As a federal financial regulator for many years, my mantra was: Don’t do anything to move markets and stay away from commenting upon politics. Such was the case when I knew confidential details about investigations and even amid a prevalent view about markets. Adding my likeminded voice to the echo chamber seemed unfitting and inappropriate. Being out of government, I still try to be cautious.
This view isn’t simply scuttlebutt. Based upon research contained in a new Brookings Institution report “…financial markets expect a generally healthier domestic and international economy under a President Clinton than under a President Trump.” The Tax Policy Center projected the economic impact of each particular tax proposal over the next decade and found Clinton’s better for growth than Trump’s. Similarly, the non-partisan Committee for a Responsible Federal Budget determined that Clinton would generate a better Gross Domestic Product than Trump (2.3 percent versus 1.7 percent, respectively).
Here’s how I break it down: It’s given that those integral to financial markets don’t need certainty. For traders, there wouldn’t be any trading at all if the facts were simply self-evident. However, the financial sector does want to know the basic rules of the game: Are wild cards allowed? If so, how many in the deck? What constitutes a winning hand? With Trump, evidenced by his frequent wild cards and reinterpretation of events, policy positions and even his own statements, if he were elected those in the financial sector (generally speaking) would decrease capital expenditures with a resultant shrinkage in economic activity. For traders, they would simply hold cards close to their vests and take little, if any, risks. Many may merely fold. Consequently, trading liquidity would be reduced, spreads would widen and price discovery would be compromised with a high prospect of very volatile market movements.
Clinton, on the other hand, is a known quantity. She’s straightforward in what she’d try to do as president. She wants to cut taxes for the middle class, raise the minimum wage and invest in infrastructure and education. In the second debate, she was clear about continuing to honor international commitments to North Atlantic Treaty Organization nations and others with regard to existing trade agreements. People may not agree with all the positons—and many in the financial sector don’t—but Clinton’s stances are clearly identified and available on her website where more than 40 issues are presented in demonstrative detail with supplementary fact sheets.
The past two Republican presidential nominees (Governor Romney and Senator McCain) were both known quantities with identifiable policy postures. Had either been elected, markets would not have reacted negatively. Nobody really thought our economy would have suffered due to their election. In fact, the Brookings report notes that stock market rises most often surround a Republican presidential victory, not a Democrat.
In contrast to Clinton’s known policy stances, for Trump … well, we don’t know so much.

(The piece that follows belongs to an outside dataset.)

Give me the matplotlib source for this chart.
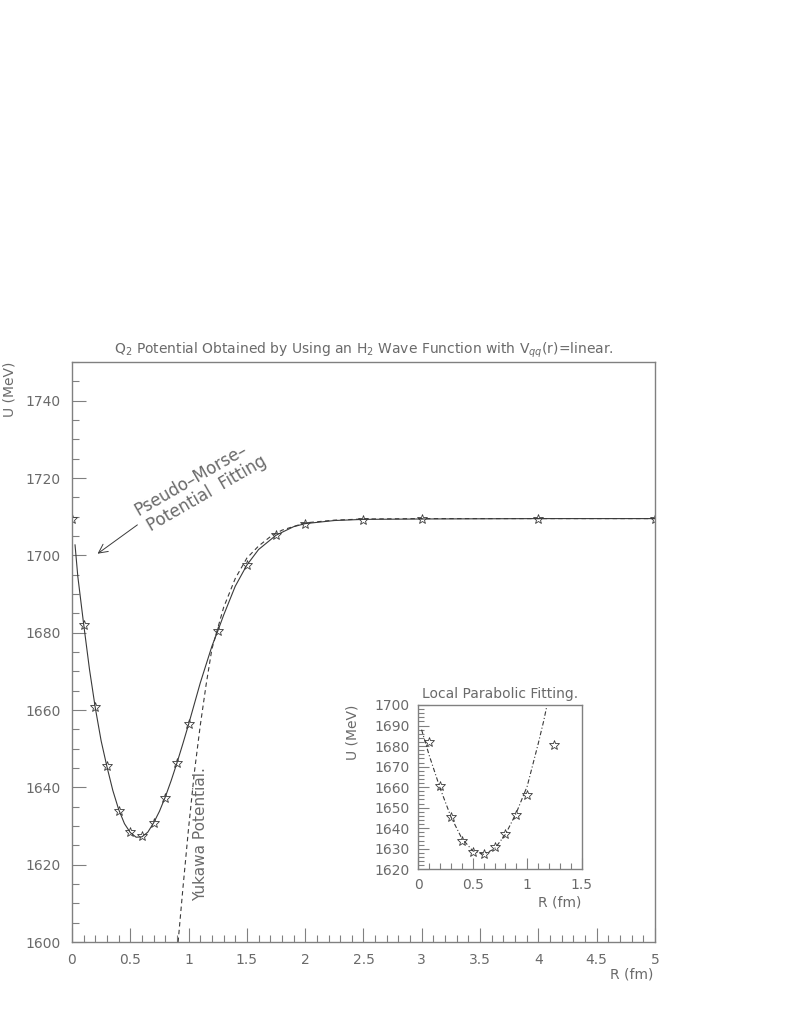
import numpy as np
import matplotlib
matplotlib.use("Agg")
import matplotlib.pyplot as plt
from matplotlib.ticker import MultipleLocator

# star points: computed Q2 potential
r_pts = [0, 0.1, 0.2, 0.3, 0.4, 0.5, 0.6, 0.7, 0.8, 0.9, 1.0, 1.25, 1.5, 1.75, 2.0, 2.5, 3.0, 4.0, 5.0]
u_pts = [1709.5, 1682.1, 1660.7, 1645.6, 1634.0, 1628.4, 1627.5, 1630.7, 1637.3, 1646.2, 1656.4,
         1680.4, 1697.4, 1705.3, 1708.2, 1709.2, 1709.3, 1709.3, 1709.3]

# pseudo-Morse fit (solid)
r_morse = [0.026, 0.05, 0.1, 0.15, 0.2, 0.25, 0.3, 0.35, 0.4, 0.45, 0.5, 0.55, 0.6, 0.65, 0.7,
           0.75, 0.8, 0.85, 0.9, 0.95, 1.0, 1.1, 1.2, 1.25, 1.3, 1.4, 1.5, 1.6, 1.75, 1.9,
           2.0, 2.25, 2.5, 3.0, 4.0, 5.0]
u_morse = [1702.7, 1694.5, 1682.2, 1670.5, 1660.5, 1652.0, 1645.3, 1639.2, 1634.3, 1630.6,
           1628.3, 1627.1, 1627.2, 1628.4, 1630.8, 1633.8, 1637.5, 1641.7, 1646.3, 1651.2,
           1656.3, 1667.0, 1676.5, 1680.4, 1684.5, 1692.0, 1697.5, 1701.5, 1705.2, 1707.4,
           1708.2, 1709.0, 1709.3, 1709.4, 1709.5, 1709.5]

# Yukawa potential (dashed)
r_yuk = [0.91, 0.95, 1.0, 1.05, 1.1, 1.15, 1.2, 1.3, 1.4, 1.5, 1.6, 1.7, 1.8, 2.0, 2.25, 2.5, 3.0, 5.0]
u_yuk = [1600.0, 1613.5, 1629.5, 1644.0, 1656.0, 1666.5, 1675.8, 1686.5, 1694.0, 1699.3,
         1702.4, 1704.8, 1706.5, 1708.4, 1709.1, 1709.4, 1709.5, 1709.5]

# local parabolic fit (inset, dash-dot)
r_par = [0.03, 0.1, 0.2, 0.3, 0.4, 0.5, 0.6, 0.7, 0.8, 0.9, 1.0, 1.1, 1.15, 1.18]
u_par = [1688.0, 1675.5, 1659.5, 1645.5, 1635.0, 1629.0, 1627.3, 1630.0, 1637.0, 1647.5,
         1660.5, 1681.0, 1692.0, 1699.5]

GRAY = '#6a6a6a'
LINE = '#3a3a3a'
plt.rcParams['font.family'] = ['DejaVu Sans']


def style_axes(ax, xmaj, xmin, ymaj, ymin, fs):
    for sp in ax.spines.values():
        sp.set_color('#808080')
        sp.set_linewidth(1.0)
    ax.xaxis.set_major_locator(MultipleLocator(xmaj))
    ax.xaxis.set_minor_locator(MultipleLocator(xmin))
    ax.yaxis.set_major_locator(MultipleLocator(ymaj))
    ax.yaxis.set_minor_locator(MultipleLocator(ymin))
    ax.tick_params(which='both', direction='in', top=False, right=False,
                   color='#808080', labelcolor=GRAY, labelsize=fs)
    ax.tick_params(which='major', length=10, width=0.8, pad=8)
    ax.tick_params(which='minor', length=5, width=0.8)


fig = plt.figure(figsize=(7.85, 10.15), dpi=100)
ax = fig.add_axes([72 / 785, 1 - 942 / 1015, 583 / 785, 580 / 1015])

ax.plot(r_morse, u_morse, '-', color=LINE, lw=0.8)
ax.plot(r_yuk, u_yuk, '--', color=LINE, lw=0.8, dashes=(4, 3))
ax.plot(r_pts, u_pts, '*', ms=7, mfc='none', mec=LINE, mew=0.6)

ax.set_xlim(0, 5)
ax.set_ylim(1600, 1750)
style_axes(ax, 0.5, 0.1, 20, 5, 10)
ax.set_xticks([0, 0.5, 1, 1.5, 2, 2.5, 3, 3.5, 4, 4.5, 5])
ax.set_xticklabels(['0', '0.5', '1', '1.5', '2', '2.5', '3', '3.5', '4', '4.5', '5'])

ax.set_title(r'Q$_2$ Potential Obtained by Using an H$_2$ Wave Function with V$_{qq}$(r)=linear.',
             fontsize=10, color=GRAY, pad=6)
fig.text(10 / 785, 1 - 362 / 1015, 'U (MeV)', rotation=90, ha='center', va='top',
         fontsize=10, color=GRAY)
fig.text(653 / 785, 1 - 975 / 1015, 'R (fm)', ha='right', va='center',
         fontsize=10, color=GRAY)

# annotations
ax.text(0.569, 1710.2, 'Pseudo\u2013Morse\u2013', rotation=30, rotation_mode='anchor',
        ha='left', va='baseline', fontsize=12, color=GRAY)
ax.text(0.675, 1706.1, 'Potential  Fitting', rotation=30, rotation_mode='anchor',
        ha='left', va='baseline', fontsize=12, color=GRAY)
ax.annotate('', xy=(0.2, 1700), xytext=(0.58, 1708.3),
            arrowprops=dict(arrowstyle='->', lw=0.7, color=LINE, mutation_scale=16))
ax.text(1.1, 1628, 'Yukawa Potential.', rotation=90, ha='center', va='center',
        fontsize=11, color=GRAY)

# inset
ins = fig.add_axes([418.3 / 785, 1 - 869.3 / 1015, 163.4 / 785, 164.3 / 1015])
r_arr = np.array(r_pts)
u_arr = np.array(u_pts)
sel = (r_arr > 0) & (r_arr <= 1.25)
ins.plot(r_par, u_par, '-.', color=LINE, lw=0.8, dashes=(4, 2, 1, 2))
ins.plot(r_arr[sel], u_arr[sel], '*', ms=7, mfc='none', mec=LINE, mew=0.6)
ins.set_xlim(0, 1.5)
ins.set_ylim(1620, 1700)
style_axes(ins, 0.5, 0.1, 10, 2, 10)
ins.tick_params(which='major', length=8, pad=6)
ins.tick_params(which='minor', length=4)
ins.set_xticks([0, 0.5, 1, 1.5])
ins.set_xticklabels(['0', '0.5', '1', '1.5'])
ins.set_title('Local Parabolic Fitting.', fontsize=10, color=GRAY, pad=5)
fig.text(353 / 785, 1 - 705 / 1015, 'U (MeV)', rotation=90, ha='center', va='top',
         fontsize=10, color=GRAY)
fig.text(581 / 785, 1 - 903 / 1015, 'R (fm)', ha='right', va='center',
         fontsize=10, color=GRAY)

fig.savefig('out.png', dpi=100)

We understand his desire to build a southern border wall, ban certain Muslims from entering the country, repeal and replace Obamacare, support for infrastructure investments and the Second Amendment (gun rights) and changes to the tax code. His positons, nonetheless, are only and inch deep and not very wide. His campaign website “Issues” page is a scant 18 nonspecific subject matter videos. Little more exists.
Even without knowing Trump’s detailed policy positions, those involved with the financial sector might have sufficient certainty (and therefore confidence) about the future if they believed he had a steady and stable disposition. Alas, that too is not the circumstance. His touchy temperament — as revealed repeatedly — is callous and uncool under pressure. While he has displayed flashes of unflappability, there’s an observable shelf life to that (about 20-30 minutes) at which point he reverts to being ruffled and rough, perturbed and even petty.
For market participants who would choose to remain in the game under a Trump presidency, they would likely look for safe haven investments. However, these would be few and far between. Much money would be waiting on the sidelines endeavoring to determine what may or may not happen. At a time when we should hope for more investment to continue our economic growth, that’s exactly what we don’t need.
Finally, we’ve heard about the comparisons of Trump’s candidacy to other to rebellious movements, namely Brexit. The appraisal is apt and ominous. While many prognosticators feared a worse impact upon the United Kingdom’s (UK) economy and despite some recent positive economic news, many still fear a recession. The British pound has become the world’s worst-performing currency, hitting a 31-year low and losing nearly a fifth in value versus the U.S. dollar. UK stocks have seen a volatile few months. Given that the European Union is the UK’s largest trading partner, there’s ample ambiguity about the future of UK exports. Plus, there’s continued political uncertainty. That’s not so good for businesses, for stocks, for investors nor for the UK economy.
Unfortunately, what do not know about how Trump would perform as president, combined with what little we do know about a few of his policy positions, the recent UK experience, and the understanding about how the financial sector and markets react all send a forthright forecast. Were Trump to be elected, there’s a poor prognosis for US markets and our economy.